Posted by: shadowbanned | Feb 26 2023 13:51 utc | 297
Probably because the Russian General staff are not going to expend strategic resources on stopping a weapon system that will have little tactical, let alone operational impact. Tigers and Panthers, could not redress the operational and strategic problems besetting the Germans, even arguably worsening them, why do you think it will be any different for Ukraine today, especially when using tanks that are 30-plus years old, not contemporary designs?

Posted by: Milites | Feb 26 2023 17:20 utc | 316

Opport Knocks | Feb 26 2023 15:07 utc | 314
I tend to classify posts that insist the Rothschilds are to blame for everything in the world alongside the posts claiming that Hitler and the entire National Socialist leadership were Jewish.
There’s always a lot of chaff mixed in with the wheat.

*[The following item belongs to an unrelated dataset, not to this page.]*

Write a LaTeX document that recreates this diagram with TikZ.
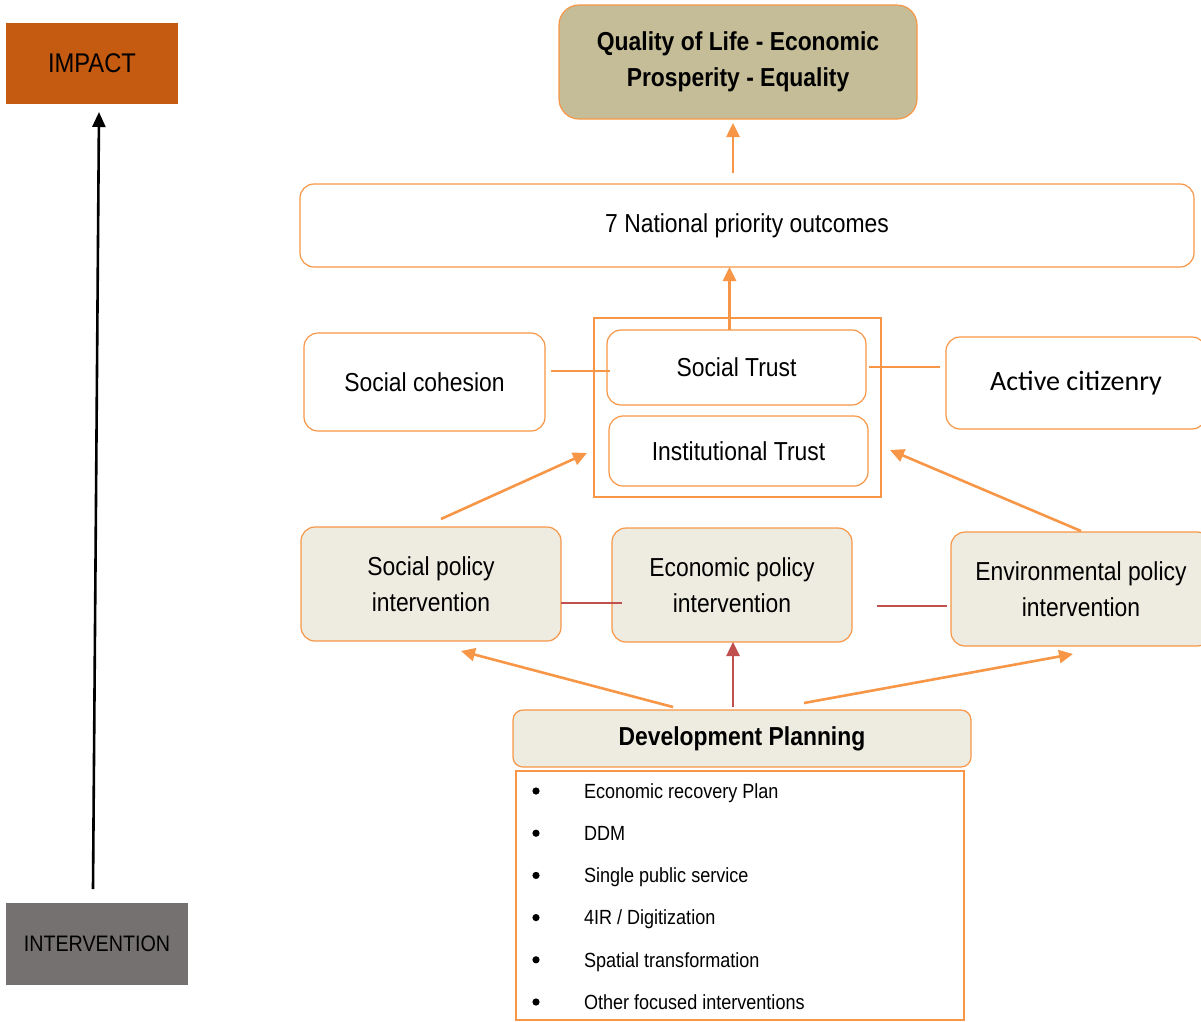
\documentclass[tikz,border=0pt]{standalone}
\usepackage{fontspec}
\setmainfont{Liberation Sans}[FakeStretch=0.88]
\newfontfamily\calibri{Carlito}
\usetikzlibrary{arrows.meta}
\definecolor{boxorange}{HTML}{F79646}
\definecolor{linkred}{HTML}{C0504D}
\definecolor{impactfill}{HTML}{C55A11}
\definecolor{interfill}{HTML}{767171}
\definecolor{qualityfill}{HTML}{C4BD97}
\definecolor{paleback}{HTML}{EEECE1}
\newcommand{\mainsize}{\fontsize{26}{36}\selectfont}
\newcommand{\listsize}{\fontsize{20.5}{24}\selectfont}

\begin{document}
\begin{tikzpicture}[x=1pt,y=-1pt]
  \tikzset{
    every node/.style={inner sep=0pt,outer sep=0pt},
    rbox/.style={draw=boxorange,line width=1.2pt,rounded corners=14pt,fill=white,align=center,font=\mainsize},
    polbox/.style={rbox,fill=paleback},
    tagbox/.style={align=center},
    link/.style={draw=boxorange,line width=1.4pt},
    redlink/.style={draw=linkred,line width=2pt},
    orarrow/.style={draw=boxorange,line width=2.6pt,-{Triangle[length=14pt,width=13pt]}},
    redarrow/.style={draw=linkred,line width=2.6pt,-{Triangle[length=14pt,width=13pt]}},
    listitem/.style={anchor=base west,font=\listsize}
  }
  \useasboundingbox (0,0) rectangle (1201,1021);

  % left scale
  \node[tagbox,fill=impactfill,minimum width=172pt,minimum height=81pt,font=\fontsize{27}{30}\selectfont] (impact) at (92,63.5) {IMPACT};
  \node[tagbox,fill=interfill,minimum width=182pt,minimum height=82pt,font=\fontsize{22.4}{25}\selectfont] (intervention) at (97,944) {INTERVENTION};
  \draw[line width=2.6pt,-{Triangle[length=15pt,width=13pt]}] ([xshift=-4pt,yshift=14pt]intervention.north) -- ([xshift=7pt,yshift=-8pt]impact.south);

  % outcomes
  \node[rbox,fill=qualityfill,rounded corners=20pt,minimum width=358pt,minimum height=114pt,font=\bfseries\mainsize] (quality) at (738,62) {Quality of Life - Economic\\Prosperity - Equality};
  \node[rbox,minimum width=894pt,minimum height=83pt] (outcomes) at (747,225.5) {7 National priority outcomes};

  % trust
  \node[draw=boxorange,line width=1.2pt,minimum width=287pt,minimum height=179pt] (trustgroup) at (737.5,407.5) {};
  \node[rbox,minimum width=259pt,minimum height=75pt] (socialtrust) at (736.5,367.5) {Social Trust};
  \node[rbox,minimum width=259pt,minimum height=70pt] (insttrust) at (738.5,451) {Institutional Trust};
  \node[rbox,minimum width=241pt,minimum height=98pt] (cohesion) at (424.5,382) {Social cohesion};
  \node[rbox,minimum width=260pt,minimum height=92pt,font=\calibri\fontsize{28}{30}\selectfont] (citizenry) at (1076,383) {Active citizenry};

  % policy
  \node[polbox,minimum width=260pt,minimum height=114pt] (socpol) at (431,584) {Social policy\\intervention};
  \node[polbox,minimum width=240pt,minimum height=114pt] (econpol) at (732,585) {Economic policy\\intervention};
  \node[polbox,minimum width=260pt,minimum height=114pt] (envpol) at (1081,589) {Environmental policy\\intervention};

  % planning
  \node[polbox,rounded corners=10pt,minimum width=458pt,minimum height=57pt,font=\bfseries\fontsize{26}{30}\selectfont] (devplan) at (742,738.5) {Development Planning};
  \node[draw=boxorange,line width=1.2pt,minimum width=448pt,minimum height=249pt] (planlist) at (740,895.5) {};
  \foreach \txt [count=\i] in {Economic recovery Plan, DDM, Single public service, 4IR / Digitization, Spatial transformation, Other focused interventions} {
    \fill (536,748.8+42.2*\i) circle (3.6pt);
    \node[listitem] (item\i) at (584,756+42.2*\i) {\txt};
  }

  % connectors
  \draw[orarrow,shorten <=11pt,shorten >=4pt] ([xshift=-5pt]quality.south |- outcomes.north) -- ([xshift=-5pt]quality.south);
  \draw[orarrow] ([xshift=-7pt]socialtrust.north) -- ([xshift=-7pt]socialtrust.north |- outcomes.south);
  \draw[link,shorten <=6pt,shorten >=-3pt] ([yshift=11pt]cohesion.east) -- ([yshift=11pt]cohesion.east -| socialtrust.west);
  \draw[link,shorten <=3pt,shorten >=6pt] ([yshift=0.5pt]socialtrust.east) -- ([yshift=0.5pt]socialtrust.east -| citizenry.west);
  \draw[orarrow] ([xshift=10pt,yshift=8pt]socpol.north) -- ([xshift=-7pt,yshift=-45.5pt]trustgroup.west);
  \draw[orarrow] ([yshift=1pt]envpol.north) -- ([xshift=9pt,yshift=-42.5pt]trustgroup.east);
  \draw[redlink,shorten >=-10pt] ([yshift=-19pt]socpol.east) -- ([yshift=-19pt]socpol.east -| econpol.west);
  \draw[redlink,shorten <=25pt,shorten >=4pt] ([yshift=-21pt]econpol.east) -- ([yshift=-21pt]econpol.east -| envpol.west);
  \draw[orarrow] ([xshift=-69pt,yshift=3pt]devplan.north) -- ([xshift=30pt,yshift=-10pt]socpol.south);
  \draw[redarrow] ([xshift=-9pt,yshift=3pt]devplan.north) -- ([xshift=1pt]econpol.south);
  \draw[orarrow] ([xshift=62pt,yshift=7pt]devplan.north) -- ([xshift=-8pt,yshift=-8pt]envpol.south);
\end{tikzpicture}
\end{document}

Posted by: YetAnotherAnon | Feb 26 2023 17:56 utc | 317

Probably because the Russian General staff are not going to expend strategic resources on stopping a weapon system that will have little tactical, let alone operational impact. Tigers and Panthers, could not redress the operational and strategic problems besetting the Germans, even arguably worsening them, why do you think it will be any different for Ukraine today, especially when using tanks that are 30-plus years old, not contemporary designs?
Posted by: Milites | Feb 26 2023 17:20 utc | 320

What “strategic resource”?
Did you even read what I posted?
We’re talking about stuff very close to the front lines, in range of tactical artillery.

Posted by: shadowbanned | Feb 26 2023 18:49 utc | 318

Posted by: shadowbanned | Feb 26 2023 18:49 utc |
Did you even read what I posted?
Yes, pity the same could not be said about you.
‘RU has the technical means to have completely cut off the whole of Donbass from any possibility of tanks ever getting there.’ A strategic decision requiring strategic assets.
‘…to destroy them before they get to the battlefield even though the whole area is supposed to be under constant surveillance by drones and satellites…’ Tasking, re-tasking satellites is a strategic decision.
‘In this case, the only railway link is from Kramatorsk to Konstantinovka. Well within Tornado-S range..’ Seen by many as a theatre based/strategic weapon due to range and destructive potential.

Posted by: Milites | Feb 26 2023 21:18 utc | 319

D-44s are the most common training gun in the former Warsaw Treaty Organisation. They were used extensively to get around the “no 100mm+” guns rule in the Minsk ‘Agreements’ as they are 85mm and as there are literally oodles of them around as training guns there is buckets of ammunition for them.
I’m guessing, note the word ‘guessing’ that this gun is either one of the guns that was pounding the Donbass from 2008 onwards and finally got taken out or it was one from the reserve used in desperation.
The Rapira is a special case. The Rapira’s in Russia are more advanced than the ones in the other former Warsaw Treaty Organisation states and the Russian ones can be radar-aimed making them quite deadly indeed. I’m not sure if the Ukrainian ones have this capability.
M101s are usually emergency mobilisation only guns, still commonly held in reserve in many nations. They are perfectly serviceable for an Interwar gun but have limited range, mobility and accuracy and are not suitable for a high intensity war.

Posted by: James Lawrie | Feb 27 2023 3:21 utc | 320

This strategy still applies:
Two days after Hitler invaded the Soviet Union in June 1941, Truman said: If we see that Germany is winning we ought to help Russia, and if Russia is winning we ought to help Germany, and that way let them kill as many as possible although I don’t want to see Hitler victorious under any circumstances.